Di JIMS, misalnya, ada acara UN Day, di mana 15 kelas yang ada mulai dari tingkat toddler sampai SMA, masing-masing disulap jadi satu booth. Di setiap booth, para orangtua siswa yang berasal dari satu negara tertentu akan menggelar beragam acara menarik. Misalnya, booth Jepang diisi oleh para ibu dari Jepang yang mengenakan yukata sambil mengajari cara membuat sushi. Rombongan para siswa yang masing-masing mengenakan pakaian adatnya akan mendatangi dari satu booth ke booth lain untuk mempelajari beragam budaya yang digelar.

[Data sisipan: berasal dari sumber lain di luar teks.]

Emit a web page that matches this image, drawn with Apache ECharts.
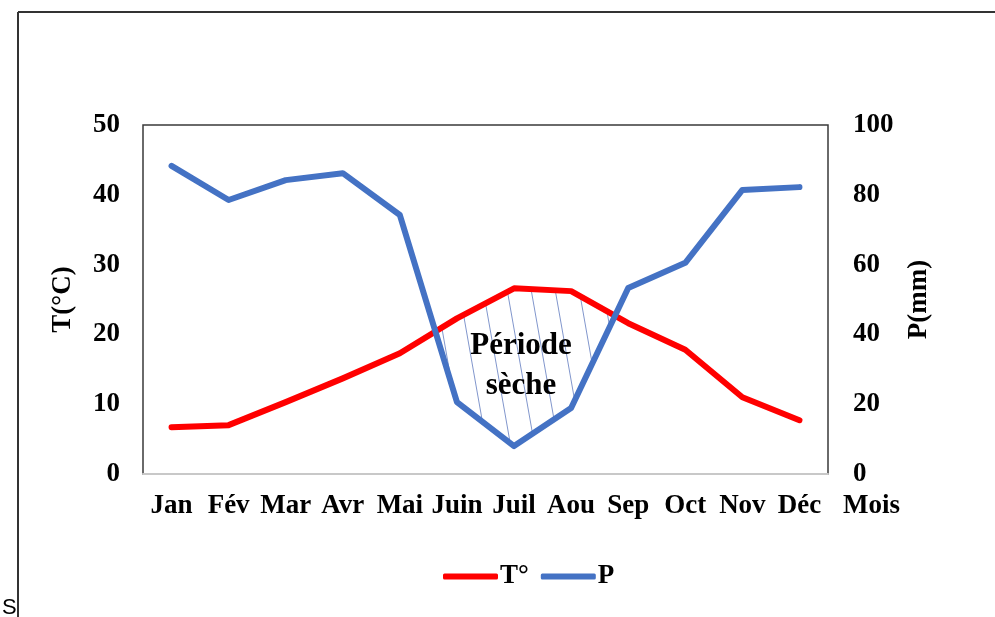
<!DOCTYPE html>
<html>
<head>
<meta charset="utf-8">
<script src="https://cdn.jsdelivr.net/npm/echarts@6/dist/echarts.min.js"></script>
<style>
html,body{margin:0;padding:0;background:#fff;}
#chart{width:995px;height:617px;}
</style>
</head>
<body>
<div id="chart"></div>
<script>
// ---- data ----
var months = ['Jan','Fév','Mar','Avr','Mai','Juin','Juil','Aou','Sep','Oct','Nov','Déc'];
var temperature = [6.7, 7.0, 10.3, 13.7, 17.3, 22.3, 26.6, 26.2, 21.6, 17.8, 11.0, 7.7];
var precipitation = [88.3, 78.5, 84.2, 86.2, 74.2, 20.6, 8.0, 18.9, 53.3, 60.5, 81.4, 82.2];
var tempTicks = {min: 0, max: 50, interval: 10};
var precTicks = {min: 0, max: 100, interval: 20};

var FONT = 'Liberation Serif';
var FS = 27;
var ratio = tempTicks.max / precTicks.max;

// hatch pattern
var pat = document.createElement('canvas');
pat.width = 24; pat.height = 136;
(function(){
  var c = pat.getContext('2d');
  c.strokeStyle = '#8196cc';
  c.lineWidth = 1;
  for (var k = -1; k <= 1; k++) {
    c.beginPath();
    c.moveTo(-24 + 24 * k, -136);
    c.lineTo(48 + 24 * k, 272);
    c.stroke();
  }
})();

function renderHatch(params, api) {
  if (params.dataIndex !== 0) return;
  var n = months.length;
  var tp = [], pp = [], d = [];
  for (var i = 0; i < n; i++) {
    tp.push(api.coord([i, temperature[i]]));
    pp.push(api.coord([i, precipitation[i] * ratio]));
    d.push(temperature[i] - precipitation[i] * ratio);
  }
  function lerp(a, b, f) { return [a[0] + (b[0] - a[0]) * f, a[1] + (b[1] - a[1]) * f]; }
  var children = [];
  var i = 0;
  while (i < n) {
    if (d[i] > 0) {
      var start = i;
      while (i + 1 < n && d[i + 1] > 0) i++;
      var end = i;
      var top = [], bot = [];
      if (start > 0) {
        var f = -d[start - 1] / (d[start] - d[start - 1]);
        top.push(lerp(tp[start - 1], tp[start], f));
      }
      for (var j = start; j <= end; j++) { top.push(tp[j]); bot.push(pp[j]); }
      if (end < n - 1) {
        var g = d[end] / (d[end] - d[end + 1]);
        top.push(lerp(tp[end], tp[end + 1], g));
      }
      var pts = top.concat(bot.reverse());
      children.push({type: 'polygon', shape: {points: pts}, style: {fill: {image: pat, repeat: 'repeat'}, stroke: null}});
    }
    i++;
  }
  return {type: 'group', children: children};
}

var chart = echarts.init(document.getElementById('chart'), null, {renderer: 'canvas'});
chart.setOption({
  backgroundColor: '#fff',
  animation: false,
  grid: {left: 143, top: 125, right: 167, bottom: 143, show: true, borderColor: '#3a3a3a', borderWidth: 1.5, containLabel: false},
  legend: {
    data: ['T°', 'P'], left: 438, top: 558, itemWidth: 55, itemHeight: 6, itemGap: 12, icon: 'roundRect',
    textStyle: {fontFamily: FONT, fontWeight: 'bold', fontSize: FS, color: '#000', padding: [0, 0, 0, -3]}
  },
  xAxis: {
    type: 'category', data: months, boundaryGap: true,
    name: 'Mois', nameLocation: 'end', nameGap: 15,
    nameTextStyle: {fontFamily: FONT, fontWeight: 'bold', fontSize: FS, color: '#000', verticalAlign: 'top', padding: [19, 0, 0, 0]},
    axisLine: {show: true, lineStyle: {color: '#c8c8c8', width: 2}},
    axisTick: {show: false},
    axisLabel: {fontFamily: FONT, fontWeight: 'bold', fontSize: FS, color: '#000', margin: 19, interval: 0}
  },
  yAxis: [{
    type: 'value', min: tempTicks.min, max: tempTicks.max, interval: tempTicks.interval,
    name: 'T(°C)', nameLocation: 'middle', nameGap: 66, nameRotate: 90,
    nameTextStyle: {fontFamily: FONT, fontWeight: 'bold', fontSize: FS, color: '#000'},
    axisLine: {show: false}, axisTick: {show: false}, splitLine: {show: false},
    axisLabel: {fontFamily: FONT, fontWeight: 'bold', fontSize: FS, color: '#000', margin: 23}
  }, {
    type: 'value', position: 'right', min: precTicks.min, max: precTicks.max, interval: precTicks.interval,
    name: 'P(mm)', nameLocation: 'middle', nameGap: 78, nameRotate: 90,
    nameTextStyle: {fontFamily: FONT, fontWeight: 'bold', fontSize: FS, color: '#000'},
    axisLine: {show: false}, axisTick: {show: false}, splitLine: {show: false},
    axisLabel: {fontFamily: FONT, fontWeight: 'bold', fontSize: FS, color: '#000', margin: 25}
  }],
  graphic: [
    {type: 'line', shape: {x1: 18, y1: 12, x2: 995, y2: 12}, style: {stroke: '#333', lineWidth: 2}},
    {type: 'line', shape: {x1: 18, y1: 12, x2: 18, y2: 617}, style: {stroke: '#333', lineWidth: 2}},
    {type: 'text', left: 2, top: 597, style: {text: 'S', font: '22px "Liberation Sans"', fill: '#000'}},
    {type: 'text', x: 521, y: 366, z: 100, style: {text: 'Période\nsèche', font: 'bold 31px "Liberation Serif"', fill: '#000', align: 'center', verticalAlign: 'middle', lineHeight: 40}}
  ],
  series: [{
    type: 'custom', name: 'hatch', data: [0], yAxisIndex: 0, renderItem: renderHatch, z: 1, silent: true
  }, {
    name: 'T°', type: 'line', data: temperature, yAxisIndex: 0, symbol: 'none', z: 3,
    lineStyle: {color: '#ff0000', width: 6, cap: 'round', join: 'round'}, itemStyle: {color: '#ff0000'}
  }, {
    name: 'P', type: 'line', data: precipitation, yAxisIndex: 1, symbol: 'none', z: 3,
    lineStyle: {color: '#4472c4', width: 6, cap: 'round', join: 'round'}, itemStyle: {color: '#4472c4'}
  }]
});
</script>
</body>
</html>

Dengan dibekali pendidikan bertoleransi yang tinggi, siswa bisa menerima hal baru atau berbeda dengan mudah karena pola pikir mereka lebih terbuka. Mereka juga mudah hidup dan beradaptasi dengan baik dengan budaya mana pun di dunia. Sehingga, ketika mereka pindah tempat tinggal ke negara lain, budaya yang berlaku di negara baru bisa diterimanya dengan mudah. Tak heran, ketika kelas mendapat siswa baru, para siswa menyambut dengan semangat dan tak sabar untuk mengetahui budayanya.